Her cigarette slumped between her fingers and a bit of ash trickled down onto the bed. She shivered, sitting on top of two layers of ratty blankets sticky with something that didn't smell too pleasant.

The painting showed a brown cow looking straight ahead with a dandelion tucked behind its ear. An endless sea of wheatgrass trailed behind, accompanied by drops of blue flowers with their petals dancing in the wind. She stared into the cow's big brown eyes, unsure what she was feeling.

A splotch of dark red covered the left-hand corner of the painting, layered across the fluffy clouds. Sadie ignored it.

She asked herself why she was doing this. There were a thousand other things she could've been doing and yet here she was, trapped. Caught in a staring contest with a cow which may have never been anything more than a thought in the artist's mind. Or maybe this was a real cow, a cow that bathed in the sun on a summer day, letting the wheat cushion its body. A cow that lived a full life, frolicking in a place which seemed made for it. But little did it know, it was the puddle and the world was just the hole which fit it. Sadie couldn't even remember the last time she saw or even heard an animal other than the birds constantly circling overhead, waiting for their next meal. She wondered how they could still be hungry with so many corpses plaguing the streets.

A bout of arguing reached Sadie's room, drifting through the cracked window and landing at her doorstep. Arguing became a kind of comfort in a way, a reminder that she wasn't alone. Something to ground her.

"I know you ate those crackers, you whale!" Jerry yelled, standing right outside Sadie's door.

But he wasn't talking to Sadie. He was talking to Beth, the overweight woman who'd worn the same pair of yoga pants since the day she first joined the group. Beth had almost become the punching bag of the group, someone to lob fat jokes at and blame for every misfortune.

"I didn't eat shit! I haven't eaten shit in two days!" Beth retorted, matching Jerry's volume.

Sadie turned her gaze away from the painting and towards the conflict, waiting to see if things would escalate. They always did.

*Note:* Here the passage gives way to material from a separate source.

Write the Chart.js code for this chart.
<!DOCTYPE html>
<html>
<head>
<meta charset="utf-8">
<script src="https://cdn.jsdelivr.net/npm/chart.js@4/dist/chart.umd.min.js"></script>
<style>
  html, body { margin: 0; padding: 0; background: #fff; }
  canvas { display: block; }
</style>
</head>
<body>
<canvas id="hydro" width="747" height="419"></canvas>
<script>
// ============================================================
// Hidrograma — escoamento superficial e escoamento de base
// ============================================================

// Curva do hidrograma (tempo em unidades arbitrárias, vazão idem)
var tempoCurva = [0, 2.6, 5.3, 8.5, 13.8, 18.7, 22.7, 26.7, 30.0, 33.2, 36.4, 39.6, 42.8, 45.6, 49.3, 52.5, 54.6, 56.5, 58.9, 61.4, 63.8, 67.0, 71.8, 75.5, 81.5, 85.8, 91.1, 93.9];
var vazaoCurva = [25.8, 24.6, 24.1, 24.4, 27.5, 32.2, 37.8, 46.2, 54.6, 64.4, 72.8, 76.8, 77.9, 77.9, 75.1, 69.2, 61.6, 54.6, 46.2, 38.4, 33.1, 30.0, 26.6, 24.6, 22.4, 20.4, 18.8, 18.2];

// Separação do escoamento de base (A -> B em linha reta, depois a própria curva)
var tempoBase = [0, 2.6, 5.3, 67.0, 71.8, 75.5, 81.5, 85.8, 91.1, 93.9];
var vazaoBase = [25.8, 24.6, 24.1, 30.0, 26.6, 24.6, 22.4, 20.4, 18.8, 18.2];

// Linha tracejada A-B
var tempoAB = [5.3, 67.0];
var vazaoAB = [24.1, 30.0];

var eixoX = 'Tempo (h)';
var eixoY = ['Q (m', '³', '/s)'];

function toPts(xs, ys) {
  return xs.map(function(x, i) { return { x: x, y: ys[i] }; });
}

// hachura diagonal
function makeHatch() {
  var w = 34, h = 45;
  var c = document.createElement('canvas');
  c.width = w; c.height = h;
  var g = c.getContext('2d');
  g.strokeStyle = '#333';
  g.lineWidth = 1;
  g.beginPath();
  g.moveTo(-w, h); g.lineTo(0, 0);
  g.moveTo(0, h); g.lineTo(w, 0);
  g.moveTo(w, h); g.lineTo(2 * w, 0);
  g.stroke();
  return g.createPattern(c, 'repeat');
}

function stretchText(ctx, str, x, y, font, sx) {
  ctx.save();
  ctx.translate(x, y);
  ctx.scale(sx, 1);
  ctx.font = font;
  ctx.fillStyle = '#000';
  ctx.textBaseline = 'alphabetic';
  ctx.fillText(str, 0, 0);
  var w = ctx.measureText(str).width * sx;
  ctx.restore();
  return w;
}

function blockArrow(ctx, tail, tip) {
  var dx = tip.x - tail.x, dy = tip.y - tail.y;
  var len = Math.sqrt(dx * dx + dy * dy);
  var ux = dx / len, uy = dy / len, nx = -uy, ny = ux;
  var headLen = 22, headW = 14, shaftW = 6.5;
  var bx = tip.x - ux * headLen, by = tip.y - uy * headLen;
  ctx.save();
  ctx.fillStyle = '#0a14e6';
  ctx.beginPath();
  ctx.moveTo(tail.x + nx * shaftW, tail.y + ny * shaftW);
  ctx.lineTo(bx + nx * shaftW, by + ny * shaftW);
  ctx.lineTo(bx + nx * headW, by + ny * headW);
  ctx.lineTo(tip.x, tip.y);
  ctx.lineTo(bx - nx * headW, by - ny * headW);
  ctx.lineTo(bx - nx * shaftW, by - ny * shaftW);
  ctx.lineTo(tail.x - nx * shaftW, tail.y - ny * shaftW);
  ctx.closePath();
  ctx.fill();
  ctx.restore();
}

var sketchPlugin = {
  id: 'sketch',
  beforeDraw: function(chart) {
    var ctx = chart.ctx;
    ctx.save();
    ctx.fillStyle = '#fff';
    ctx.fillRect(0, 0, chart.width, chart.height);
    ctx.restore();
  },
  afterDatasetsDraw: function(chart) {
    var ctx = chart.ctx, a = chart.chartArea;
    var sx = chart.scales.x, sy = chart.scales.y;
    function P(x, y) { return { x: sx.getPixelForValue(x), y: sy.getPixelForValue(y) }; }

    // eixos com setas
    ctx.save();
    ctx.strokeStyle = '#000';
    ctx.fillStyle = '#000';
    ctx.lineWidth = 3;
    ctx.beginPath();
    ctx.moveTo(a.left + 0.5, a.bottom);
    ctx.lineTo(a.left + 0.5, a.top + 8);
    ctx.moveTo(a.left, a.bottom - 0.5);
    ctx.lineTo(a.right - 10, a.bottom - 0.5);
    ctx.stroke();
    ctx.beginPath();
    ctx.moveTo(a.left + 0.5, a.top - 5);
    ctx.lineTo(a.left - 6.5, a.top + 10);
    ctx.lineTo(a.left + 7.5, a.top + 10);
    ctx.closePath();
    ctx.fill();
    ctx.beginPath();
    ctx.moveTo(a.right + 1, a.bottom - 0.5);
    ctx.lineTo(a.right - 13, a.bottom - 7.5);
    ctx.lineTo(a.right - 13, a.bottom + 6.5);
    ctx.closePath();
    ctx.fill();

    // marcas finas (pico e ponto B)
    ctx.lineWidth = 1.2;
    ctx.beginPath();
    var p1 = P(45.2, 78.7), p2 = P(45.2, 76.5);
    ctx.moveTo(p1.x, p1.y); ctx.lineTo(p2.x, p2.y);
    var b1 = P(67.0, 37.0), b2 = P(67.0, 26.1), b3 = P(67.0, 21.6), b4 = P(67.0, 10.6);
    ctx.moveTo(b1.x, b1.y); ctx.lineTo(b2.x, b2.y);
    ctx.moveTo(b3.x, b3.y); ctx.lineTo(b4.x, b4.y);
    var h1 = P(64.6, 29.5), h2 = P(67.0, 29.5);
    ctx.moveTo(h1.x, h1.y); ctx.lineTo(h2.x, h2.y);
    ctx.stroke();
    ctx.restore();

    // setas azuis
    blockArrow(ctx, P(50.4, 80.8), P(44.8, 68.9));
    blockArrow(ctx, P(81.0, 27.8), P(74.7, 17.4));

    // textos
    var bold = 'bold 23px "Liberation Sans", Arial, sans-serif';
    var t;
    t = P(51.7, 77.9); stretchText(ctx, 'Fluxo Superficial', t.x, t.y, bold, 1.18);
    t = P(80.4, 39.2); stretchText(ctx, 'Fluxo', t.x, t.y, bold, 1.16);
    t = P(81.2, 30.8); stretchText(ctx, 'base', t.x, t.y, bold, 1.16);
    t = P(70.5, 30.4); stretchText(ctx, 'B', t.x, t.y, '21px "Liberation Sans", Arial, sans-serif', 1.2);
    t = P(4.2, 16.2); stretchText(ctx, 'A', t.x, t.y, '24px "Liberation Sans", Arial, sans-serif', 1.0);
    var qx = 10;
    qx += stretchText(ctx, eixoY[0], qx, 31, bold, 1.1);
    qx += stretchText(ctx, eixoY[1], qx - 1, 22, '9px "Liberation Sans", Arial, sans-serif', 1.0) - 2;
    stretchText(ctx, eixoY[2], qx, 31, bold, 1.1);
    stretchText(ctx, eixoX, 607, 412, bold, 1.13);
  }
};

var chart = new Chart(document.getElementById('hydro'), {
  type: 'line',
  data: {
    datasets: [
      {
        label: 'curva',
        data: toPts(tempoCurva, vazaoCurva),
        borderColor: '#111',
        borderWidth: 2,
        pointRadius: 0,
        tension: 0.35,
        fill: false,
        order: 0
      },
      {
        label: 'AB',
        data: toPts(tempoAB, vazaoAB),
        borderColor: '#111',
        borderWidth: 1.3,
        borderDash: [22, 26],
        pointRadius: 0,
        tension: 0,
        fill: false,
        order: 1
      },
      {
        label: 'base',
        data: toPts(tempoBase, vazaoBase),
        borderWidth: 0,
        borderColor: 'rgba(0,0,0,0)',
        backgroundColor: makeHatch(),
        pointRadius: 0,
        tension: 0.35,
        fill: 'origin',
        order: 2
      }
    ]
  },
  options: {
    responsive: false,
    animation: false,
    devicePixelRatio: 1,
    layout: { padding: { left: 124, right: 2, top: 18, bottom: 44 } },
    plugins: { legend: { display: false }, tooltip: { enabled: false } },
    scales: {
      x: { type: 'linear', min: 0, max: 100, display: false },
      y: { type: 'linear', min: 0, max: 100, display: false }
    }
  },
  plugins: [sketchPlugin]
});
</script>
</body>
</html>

"I've got a kid to feed and you're over here placing your greasy ham-hocks on my rations."

Actually, Jerry had two kids. A son of his own DNA and a meek daughter inherited from a loveless marriage. Sadie wondered how someone could so casually dismiss one of their own.

"Fuck off, Jerry. I can't take this anymore. Go take your paranoia somewhere else." Sadie listened to Beth's steps grow more distant as she walked away.

"Come back here!" Jerry called.

Sadie breathed a long sigh and forced herself out of bed, discarding the sticky blanket onto the splotched carpet. She flicked the cigarette into her trash. She knew it was only a matter of time before she heard Jerry's fist pounding against her door so she took preemptive action. It didn't seem like a coincidence to her that all of Jerry's disputes seemed to always take place outside her room. For a misogynist, he sure liked to involve Sadie in everything.

She was technically the leader of the group, but it'd been weeks since she'd led anything. People seemed to have given up on Sadie, but Jerry, for whatever reason, was not one of them. Fran also seemed to care too.

Sadie knew it was only a matter of time before she ran out of her meds but didn't expect the crash to be so severe. For weeks she'd been stuck in bed, listening to her screaming thoughts which were only occasionally interrupted by the shambling steps of her group. The empty bottle of antidepressants rested on her bedside table, almost mocking her. A constant reminder that she couldn't even do the bare minimum of throwing it in the trash. A part of her was holding out hope that the bottle would refill itself. Much stranger things had happened before.